F-16s 'got their clocks cleaned'

Tell that to the participants of bharat-rakshak.com (Guardian of India). On any given day, this website seems devoted to which Indian fighter plane uses which missile, with occasional grumblings about why Saurav Ganguly is still playing on the Indian cricket team. But during Cope India '05, Bharat Rakshak was a veritable cheering session for the underestimated Indian Air Force.

Typical was a posting by a blogger who called himself "Babui." Citing a quote from a US Air Force participant in Cope India '05 in Stars and Stripes - "We try to replicate how these aircraft perform in the air, and I think we're good at doing that in our Air Force, but what we can't replicate is what's going on in their minds. They've challenged our traditional way of thinking on how an adversary, from whichever country, would fight." - "Babui" wrote, "That quote is as good an admission that the F-16 jocks got their clocks cleaned."
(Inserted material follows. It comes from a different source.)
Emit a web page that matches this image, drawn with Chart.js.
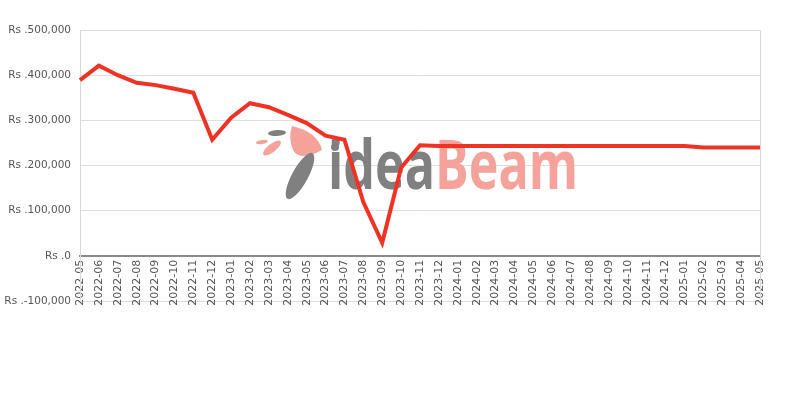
<!DOCTYPE html>
<html>
<head>
<meta charset="utf-8">
<script src="https://cdn.jsdelivr.net/npm/chart.js@4/dist/chart.umd.min.js"></script>
<style>
  html, body { margin: 0; padding: 0; background: #fff; }
  #wrap { width: 800px; height: 400px; }
</style>
</head>
<body>
<div id="wrap"><canvas id="priceChart"></canvas></div>
<script>
// Monthly labels and price values
const months = [
    '2022-05', '2022-06', '2022-07', '2022-08', '2022-09', '2022-10', '2022-11', '2022-12',
    '2023-01', '2023-02', '2023-03', '2023-04', '2023-05', '2023-06', '2023-07', '2023-08',
    '2023-09', '2023-10', '2023-11', '2023-12',
    '2024-01', '2024-02', '2024-03', '2024-04', '2024-05', '2024-06', '2024-07', '2024-08',
    '2024-09', '2024-10', '2024-11', '2024-12',
    '2025-01', '2025-02', '2025-03', '2025-04', '2025-05'
];
const prices = [
    389000, 421000, 400000, 383000, 378000, 370000, 361000, 257000,
    306000, 338000, 329000, 312000, 294000, 266000, 257000, 119000,
    29000, 195000, 245000, 243000,
    243000, 243000, 243000, 243000, 243000, 243000, 243000, 243000,
    243000, 243000, 243000, 243000,
    243000, 240000, 240000, 240000, 240000
];
const yTicks = [-100000, 0, 100000, 200000, 300000, 400000, 500000];

const textColor = '#555555';
const gridColor = '#dedede';

// watermark logo + right border of the plot box
const decor = {
    id: 'decor',
    beforeDatasetsDraw(chart) {
        const { ctx, chartArea } = chart;
        ctx.save();
        // rough bird / feather mark
        ctx.fillStyle = '#f5a29b';
        ctx.beginPath();
        ctx.moveTo(292, 126);
        ctx.quadraticCurveTo(318, 132, 322, 150);
        ctx.quadraticCurveTo(300, 162, 293, 150);
        ctx.quadraticCurveTo(288, 138, 292, 126);
        ctx.fill();
        ctx.beginPath();
        ctx.ellipse(272, 148, 4, 11, 0.9, 0, Math.PI * 2);
        ctx.fill();
        ctx.beginPath();
        ctx.ellipse(262, 142, 2, 6, 1.4, 0, Math.PI * 2);
        ctx.fill();
        ctx.fillStyle = '#808080';
        ctx.beginPath();
        ctx.ellipse(277, 133, 3, 9, 1.5, 0, Math.PI * 2);
        ctx.fill();
        ctx.beginPath();
        ctx.ellipse(300, 176, 8, 26, 0.5, 0, Math.PI * 2);
        ctx.fill();
        ctx.beginPath();
        ctx.arc(335, 147, 4, 0, Math.PI * 2);
        ctx.fill();

        ctx.font = 'bold 68px "Open Sans"';
        ctx.textBaseline = 'alphabetic';
        const w1 = ctx.measureText('idea').width;
        const w2 = ctx.measureText('Beam').width;
        const scale = 250 / (w1 + w2);
        ctx.fillStyle = '#808080';
        ctx.fillText('idea', 328, 189, w1 * scale);
        ctx.fillStyle = '#f5a29b';
        ctx.fillText('Beam', 328 + w1 * scale, 189, w2 * scale);
        ctx.restore();

        ctx.save();
        ctx.strokeStyle = '#d8d8d8';
        ctx.lineWidth = 1;
        ctx.beginPath();
        ctx.moveTo(chartArea.right + 0.5, chartArea.top);
        ctx.lineTo(chartArea.right + 0.5, chartArea.bottom);
        ctx.stroke();
        ctx.restore();
    }
};

new Chart(document.getElementById('priceChart'), {
    type: 'line',
    data: {
        labels: months,
        datasets: [{
            data: prices,
            borderColor: '#ee3324',
            backgroundColor: '#ee3324',
            borderWidth: 4,
            pointRadius: 0,
            tension: 0
        }]
    },
    options: {
        responsive: true,
        maintainAspectRatio: false,
        animation: false,
        layout: { padding: { top: 30, right: 40, bottom: 99, left: 2 } },
        plugins: {
            legend: { display: false },
            tooltip: { enabled: false }
        },
        scales: {
            x: {
                position: { y: 0 },
                grid: { display: false, drawTicks: false },
                border: { color: '#8a8a8a', width: 2 },
                ticks: {
                    color: textColor,
                    autoSkip: false,
                    maxRotation: 90,
                    minRotation: 90,
                    padding: 4,
                    font: { family: 'DejaVu Sans', size: 11 }
                }
            },
            y: {
                min: yTicks[0],
                max: yTicks[yTicks.length - 1],
                afterBuildTicks: (axis) => { axis.ticks = yTicks.map(v => ({ value: v })); },
                afterFit: (axis) => { axis.width = 78; },
                grid: { color: gridColor, drawTicks: false },
                border: { color: '#d8d8d8' },
                ticks: {
                    color: textColor,
                    padding: 9,
                    font: { family: 'DejaVu Sans', size: 10.5 },
                    callback: (v) => 'Rs .' + Number(v).toLocaleString('en-US')
                }
            }
        }
    },
    plugins: [decor]
});
</script>
</body>
</html>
Another blogger, Forgestone, advised against such "chest-thumping." "Coming out on the winning or losing side of a scorecard doesn't change their large technological edge, their resources, their experience, their talent, their geostrategic position," he wrote, referring to the US Air Force.

More recently, an American pilot who participated in the exercise, added his own two cents on the blog. "It makes me sick to see some of the posts on this website," wrote a purported US "Viper" pilot. "They made some mistakes and so did we.... That's what happens and you learn from it."

The point of the exercise, he said, was for the USAF and the IAF to train, learn, and yes, play golf alongside each other. "For two weeks of training, both sides got more out of their training than they probably would in two months."

US fighter prowess slipping

Military experts say the joint exercises occurred at a time when America's fighter jet prowess is slipping. Since the US victories in the first Gulf War, a war dependent largely on air power, the Russians and French have improved the aviation electronics (avionics) and weapons capabilities of their Sukhoi and Mirage 2000 fighter aircraft. These improvements have given countries like India, which use the Sukhois and Mirages, a rough parity with US fighter planes like the F-16 and F-15C. China, too, now has 400 late-model Sukhois.

Yet, while the Indian Air Force designed the exercises to India's advantage - forcing pilots to fight "within visual range" rather than using America's highly advanced "beyond visual range" sensing equipment - both observers and participants admit that Indian aircraft and personnel performed much better than expected.

The Su-30 MKI "is an amazing jet that has a lot of maneuverability," Capt. Martin Mentch told an Air Force publication, AFPN. Maneuverability is key for missions of visual air combat.

If it turns out the US Air Force did, in fact, get their clocks cleaned, it will have been the second time. In Cope India 2004, an air combat exercise that took place near the Indian city of Gwalior, US F-15s were eliminated in multiple exercises against Indian late-model MiG-21 Fishbeds as fighter escorts and MiG-27 Floggers. In the 2005 exercises in Kalaikundi air base near Calcutta, Americans were most impressed by the MiG-21 Bisons and the Su-30 MKIs.

Indian training surprises US

Maj. Mark A. Snowden, the 3rd Wing's chief of air-to-air tactics and a participant in Cope India 2004, admitted that the US Air Force underestimated the Indians. "The outcome of the [2004] exercise boils down to [the fact that] they ran tactics that were more advanced than we expected," he told Aviation Week last year. "They had done some training with the French that we knew about, but we did not expect them to be a very well-trained air force. That was silly."

One USAF controller working aboard an AWACS (Airborne Warning and Control System) plane told reporters at Kalaikundi Air Base that he was impressed by the speed in which Indian pilots responded to target assignments given them by AWACS. The AWACS, while operated by Americans, was acting as a neutral party, feeding target assignments to both Indian and American pilots during the exercise. In most cases, the Indians responded to target assignments faster than the American pilots did - a surprising fact, given that this was the first time Indian pilots had used the American AWACS capability.

Given India's growing economic and diplomatic aspirations, it's not surprising that many Indians would have the occasional outburst of jingoism. But Indian pilots know they still have a lot to learn.

"Whether the Indians win or lose is crew room gossip," says Mr. Patney. "The important thing is for us to be involved with the Americans; the purpose is to fly alongside each other, to learn from each other, to see if there is any interoperability. And for the Americans, the main thing is to see what we [Indians] can do with limited resources."